11:00 P.M. On to Black Rock Castle, on the border of Bridgeport.

The building is shaped like a medieval castle, and looks more like an Epcot attraction than a bar. The smiley bouncer, dressed in a shirt and tie, politely checks your ID and tells you to have a good night; the bartenders are dressed up as well.

The interior design has more of an upscale and themed décor, with crest designs on the wallpaper and dangling lamps that look like they are straight out of a 16th Century tavern. And, the drinks ordered range from shots, to beer, to mixed drinks, and wine, all served in glassware- imagine that!

You have to walk in a few feet before you even approach the room with the bar, and off in the distance there is a lower room with a dance floor and band, Bottoms Up. The bar is slightly crowded, but comfortable, and the people are very laid back and of different walks of life. Some look like they’re 12, many others closer to 40.

The band begins to play covers of Aerosmith and Bon Jovi, and the lead singer is unpretentious, decked out in a baseball t-shirt. While there is always music on the weekends, the Castle normally showcases Irish bands.

“The nicest thing about this place is that it has a diverse crowd,” said Dana Jacobs, ’02. “People from 21-50 come here, and it’s really chill. The only downfall is that it’s just a weekend bar…you never go there on the weekdays, because it’s dead.”

11:45 P.M. Next stop, right up the street: Black Rock ‘ Blue

The side of the building slopes down in a greenhouse-like effect, displaying the neon lights of various alcohol companies. The long corridor to enter the bar is filled with posters of bands, and is lit with faint black light. In order to enter, you must pay a cover of $5 to see the band of the night, Simply Jim.

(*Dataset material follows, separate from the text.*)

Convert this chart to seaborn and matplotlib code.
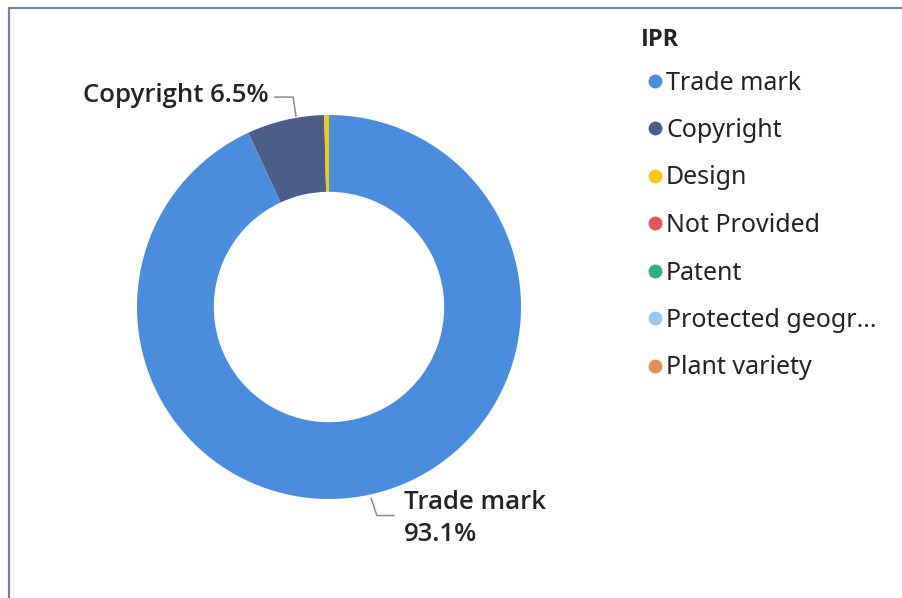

The band covered various songs, including Georgia Satellites “Keep Your Hands To Yourself,” Pearl Jam’s “Black,” and a rock version of Neil Diamond’s “Sweet Caroline.” The front man resembled a slighter and more androgynous version of The Who’s Roger Daltry.

The bar holds about 100 people, again a diverse group, although anything feels diverse coming from the Grape. However, Black Rock ‘ Blue has a reputation for being a biker bar, and brightly colored hair and piercings are common fashion statements there.

The stage is to the left and a mosh pit-like area of the floor, and the rest of the bar circles around behind you. A moose’s head hangs above the bar, with bras dangling from its antlers and a cigarette suspended in its mouth. The ruggedness of the bar is definitely apparent.

“It took me like, four hours to get a drink, and when I did, I felt like it was just thrown in my face” said Jeannette McNicholas, ’02.

A major complaint about this bar was that the crowd seemed to be older. “Apparently you must be 30 to enter,” said Novotny.

The bands are generally fun at Black Rock ‘ Blue however, and Simply Jim was no exception. Providing a change of scenery from the usual bars, the excursion was entertaining with music, and a pool table and foosball on the left side of the bar.

12:30 A.M. Back to the Grape.

Same people, same scene. Beat.

Conclusion: Bars in Connecticut are definitely an experience.